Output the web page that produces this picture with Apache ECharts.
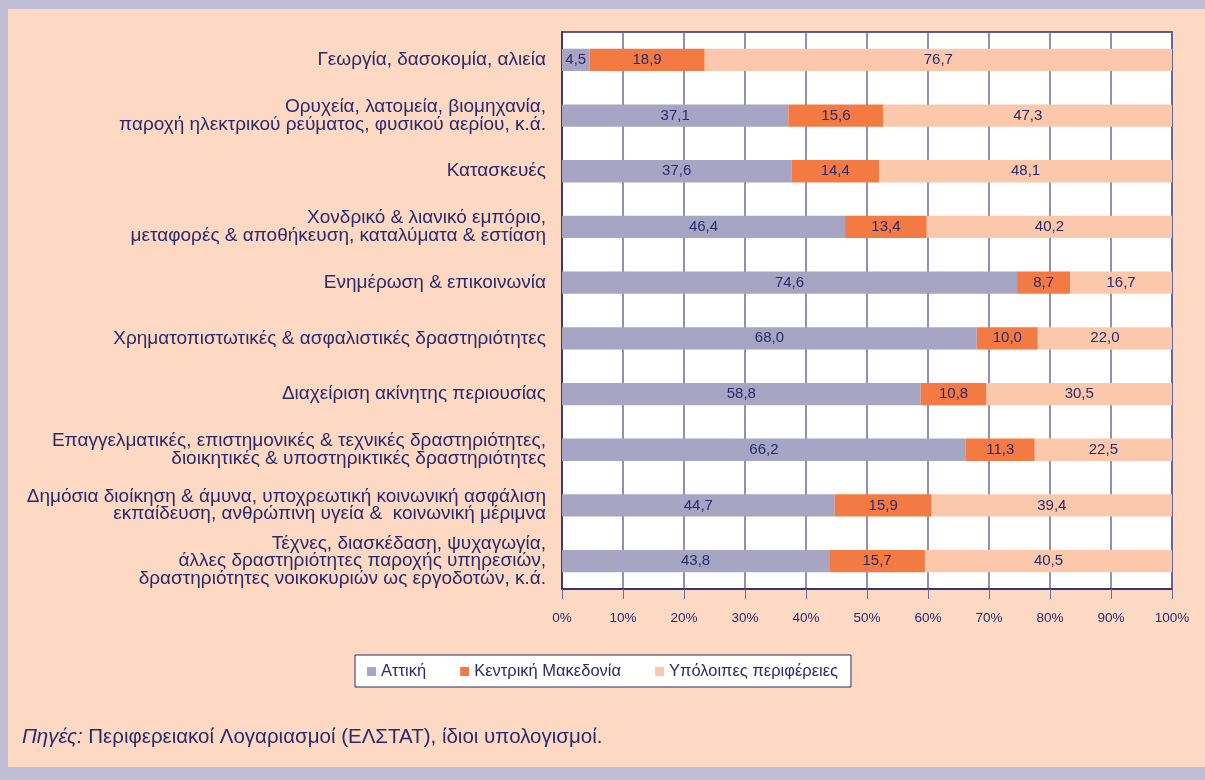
<!DOCTYPE html>
<html>
<head>
<meta charset="utf-8">
<script src="https://cdn.jsdelivr.net/npm/echarts@6/dist/echarts.min.js"></script>
<style>
  html, body { margin: 0; padding: 0; background: #c0bdd6; }
  #chart { position: absolute; left: 8px; top: 9px; width: 1197px; height: 758px; background: #fdd9c4; }
</style>
</head>
<body>
<div id="chart"></div>
<script>
// κλάδοι
var categories = [
  'Γεωργία, δασοκομία, αλιεία',
  'Ορυχεία, λατομεία, βιομηχανία,\nπαροχή ηλεκτρικού ρεύματος, φυσικού αερίου, κ.ά.',
  'Κατασκευές',
  'Χονδρικό & λιανικό εμπόριο,\nμεταφορές & αποθήκευση, καταλύματα & εστίαση',
  'Ενημέρωση & επικοινωνία',
  'Χρηματοπιστωτικές & ασφαλιστικές δραστηριότητες',
  'Διαχείριση ακίνητης περιουσίας',
  'Επαγγελματικές, επιστημονικές & τεχνικές δραστηριότητες,\nδιοικητικές & υποστηρικτικές δραστηριότητες',
  'Δημόσια διοίκηση & άμυνα, υποχρεωτική κοινωνική ασφάλιση\nεκπαίδευση, ανθρώπινη υγεία &  κοινωνική μέριμνα',
  'Τέχνες, διασκέδαση, ψυχαγωγία,\nάλλες δραστηριότητες παροχής υπηρεσιών,\nδραστηριότητες νοικοκυριών ως εργοδοτών, κ.ά.'
];
var seriesNames = ['Αττική', 'Κεντρική Μακεδονία', 'Υπόλοιπες περιφέρειες'];
var attiki = [4.5, 37.1, 37.6, 46.4, 74.6, 68.0, 58.8, 66.2, 44.7, 43.8];
var kentrikiMak = [18.9, 15.6, 14.4, 13.4, 8.7, 10.0, 10.8, 11.3, 15.9, 15.7];
var ypoloipes = [76.7, 47.3, 48.1, 40.2, 16.7, 22.0, 30.5, 22.5, 39.4, 40.5];
var xTicks = [0, 10, 20, 30, 40, 50, 60, 70, 80, 90, 100];

var navy = '#2b2a6b';
var font = 'Liberation Sans, Arial, sans-serif';

var chart = echarts.init(document.getElementById('chart'));

function makeSeries(name, data, color) {
  return {
    name: name,
    type: 'bar',
    stack: 'total',
    barWidth: '40%',
    data: data,
    itemStyle: { color: color },
    label: {
      show: true,
      position: 'inside',
      color: navy,
      fontSize: 15,
      fontFamily: font,
      formatter: function (p) { return p.value.toFixed(1).replace('.', ','); }
    }
  };
}

var option = {
  textStyle: { fontFamily: font },
  animation: false,
  grid: {
    left: 554,
    right: 33,
    top: 23,
    bottom: 178,
    show: true,
    backgroundColor: '#ffffff',
    borderColor: navy,
    borderWidth: 1.5
  },
  legend: {
    data: seriesNames,
    left: 347,
    top: 646,
    backgroundColor: '#ffffff',
    borderColor: navy,
    borderWidth: 1,
    borderRadius: 0,
    padding: [8, 13, 7, 12],
    itemGap: 34,
    icon: 'rect',
    itemWidth: 9,
    itemHeight: 9,
    textStyle: { color: navy, fontSize: 16.5, fontFamily: font }
  },
  title: {
    left: 9,
    top: 713,
    text: '{i|Πηγές:} Περιφερειακοί Λογαριασμοί (ΕΛΣΤΑΤ), ίδιοι υπολογισμοί.',
    textStyle: {
      color: navy,
      fontSize: 20.5,
      fontWeight: 'normal',
      fontFamily: font,
      rich: {
        i: { fontStyle: 'italic', color: navy, fontSize: 20.5, fontFamily: font }
      }
    }
  },
  xAxis: {
    type: 'value',
    min: xTicks[0],
    max: xTicks[xTicks.length - 1],
    interval: 10,
    axisLine: { show: true, lineStyle: { color: navy, width: 1.5 } },
    axisTick: { show: true, length: 10, lineStyle: { color: '#6e6a9c' } },
    splitLine: { show: true, lineStyle: { color: '#6e6a9c', width: 1.5 } },
    axisLabel: {
      color: navy,
      fontSize: 13.5,
      margin: 22,
      formatter: function (v) { return v + '%'; }
    }
  },
  yAxis: {
    type: 'category',
    inverse: true,
    data: categories,
    axisLine: { show: true, lineStyle: { color: navy, width: 1.5 } },
    axisTick: { show: false },
    axisLabel: {
      color: navy,
      fontSize: 19,
      lineHeight: 17.5,
      margin: 16,
      align: 'right'
    }
  },
  series: [
    makeSeries(seriesNames[0], attiki, '#a8a4c4'),
    makeSeries(seriesNames[1], kentrikiMak, '#f47a44'),
    makeSeries(seriesNames[2], ypoloipes, '#fbc8ac')
  ]
};

chart.setOption(option);
</script>
</body>
</html>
◇ ◇ ◇ ◇
Go through the listing above and write it out again exactly, dropping the pictures.

Output the web page that produces this picture with Apache ECharts.
<!DOCTYPE html>
<html>
<head>
<meta charset="utf-8">
<script src="https://cdn.jsdelivr.net/npm/echarts@6/dist/echarts.min.js"></script>
<style>
  html, body { margin: 0; padding: 0; background: #c0bdd6; }
  #chart { position: absolute; left: 8px; top: 9px; width: 1197px; height: 758px; background: #fdd9c4; }
</style>
</head>
<body>
<div id="chart"></div>
<script>
// κλάδοι
var categories = [
  'Γεωργία, δασοκομία, αλιεία',
  'Ορυχεία, λατομεία, βιομηχανία,\nπαροχή ηλεκτρικού ρεύματος, φυσικού αερίου, κ.ά.',
  'Κατασκευές',
  'Χονδρικό & λιανικό εμπόριο,\nμεταφορές & αποθήκευση, καταλύματα & εστίαση',
  'Ενημέρωση & επικοινωνία',
  'Χρηματοπιστωτικές & ασφαλιστικές δραστηριότητες',
  'Διαχείριση ακίνητης περιουσίας',
  'Επαγγελματικές, επιστημονικές & τεχνικές δραστηριότητες,\nδιοικητικές & υποστηρικτικές δραστηριότητες',
  'Δημόσια διοίκηση & άμυνα, υποχρεωτική κοινωνική ασφάλιση\nεκπαίδευση, ανθρώπινη υγεία &  κοινωνική μέριμνα',
  'Τέχνες, διασκέδαση, ψυχαγωγία,\nάλλες δραστηριότητες παροχής υπηρεσιών,\nδραστηριότητες νοικοκυριών ως εργοδοτών, κ.ά.'
];
var seriesNames = ['Αττική', 'Κεντρική Μακεδονία', 'Υπόλοιπες περιφέρειες'];
var attiki = [4.5, 37.1, 37.6, 46.4, 74.6, 68.0, 58.8, 66.2, 44.7, 43.8];
var kentrikiMak = [18.9, 15.6, 14.4, 13.4, 8.7, 10.0, 10.8, 11.3, 15.9, 15.7];
var ypoloipes = [76.7, 47.3, 48.1, 40.2, 16.7, 22.0, 30.5, 22.5, 39.4, 40.5];
var xTicks = [0, 10, 20, 30, 40, 50, 60, 70, 80, 90, 100];

var navy = '#2b2a6b';
var font = 'Liberation Sans, Arial, sans-serif';

var chart = echarts.init(document.getElementById('chart'));

function makeSeries(name, data, color) {
  return {
    name: name,
    type: 'bar',
    stack: 'total',
    barWidth: '40%',
    data: data,
    itemStyle: { color: color },
    label: {
      show: true,
      position: 'inside',
      color: navy,
      fontSize: 15,
      fontFamily: font,
      formatter: function (p) { return p.value.toFixed(1).replace('.', ','); }
    }
  };
}

var option = {
  textStyle: { fontFamily: font },
  animation: false,
  grid: {
    left: 554,
    right: 33,
    top: 23,
    bottom: 178,
    show: true,
    backgroundColor: '#ffffff',
    borderColor: navy,
    borderWidth: 1.5
  },
  legend: {
    data: seriesNames,
    left: 347,
    top: 646,
    backgroundColor: '#ffffff',
    borderColor: navy,
    borderWidth: 1,
    borderRadius: 0,
    padding: [8, 13, 7, 12],
    itemGap: 34,
    icon: 'rect',
    itemWidth: 9,
    itemHeight: 9,
    textStyle: { color: navy, fontSize: 16.5, fontFamily: font }
  },
  title: {
    left: 9,
    top: 713,
    text: '{i|Πηγές:} Περιφερειακοί Λογαριασμοί (ΕΛΣΤΑΤ), ίδιοι υπολογισμοί.',
    textStyle: {
      color: navy,
      fontSize: 20.5,
      fontWeight: 'normal',
      fontFamily: font,
      rich: {
        i: { fontStyle: 'italic', color: navy, fontSize: 20.5, fontFamily: font }
      }
    }
  },
  xAxis: {
    type: 'value',
    min: xTicks[0],
    max: xTicks[xTicks.length - 1],
    interval: 10,
    axisLine: { show: true, lineStyle: { color: navy, width: 1.5 } },
    axisTick: { show: true, length: 10, lineStyle: { color: '#6e6a9c' } },
    splitLine: { show: true, lineStyle: { color: '#6e6a9c', width: 1.5 } },
    axisLabel: {
      color: navy,
      fontSize: 13.5,
      margin: 22,
      formatter: function (v) { return v + '%'; }
    }
  },
  yAxis: {
    type: 'category',
    inverse: true,
    data: categories,
    axisLine: { show: true, lineStyle: { color: navy, width: 1.5 } },
    axisTick: { show: false },
    axisLabel: {
      color: navy,
      fontSize: 19,
      lineHeight: 17.5,
      margin: 16,
      align: 'right'
    }
  },
  series: [
    makeSeries(seriesNames[0], attiki, '#a8a4c4'),
    makeSeries(seriesNames[1], kentrikiMak, '#f47a44'),
    makeSeries(seriesNames[2], ypoloipes, '#fbc8ac')
  ]
};

chart.setOption(option);
</script>
</body>
</html>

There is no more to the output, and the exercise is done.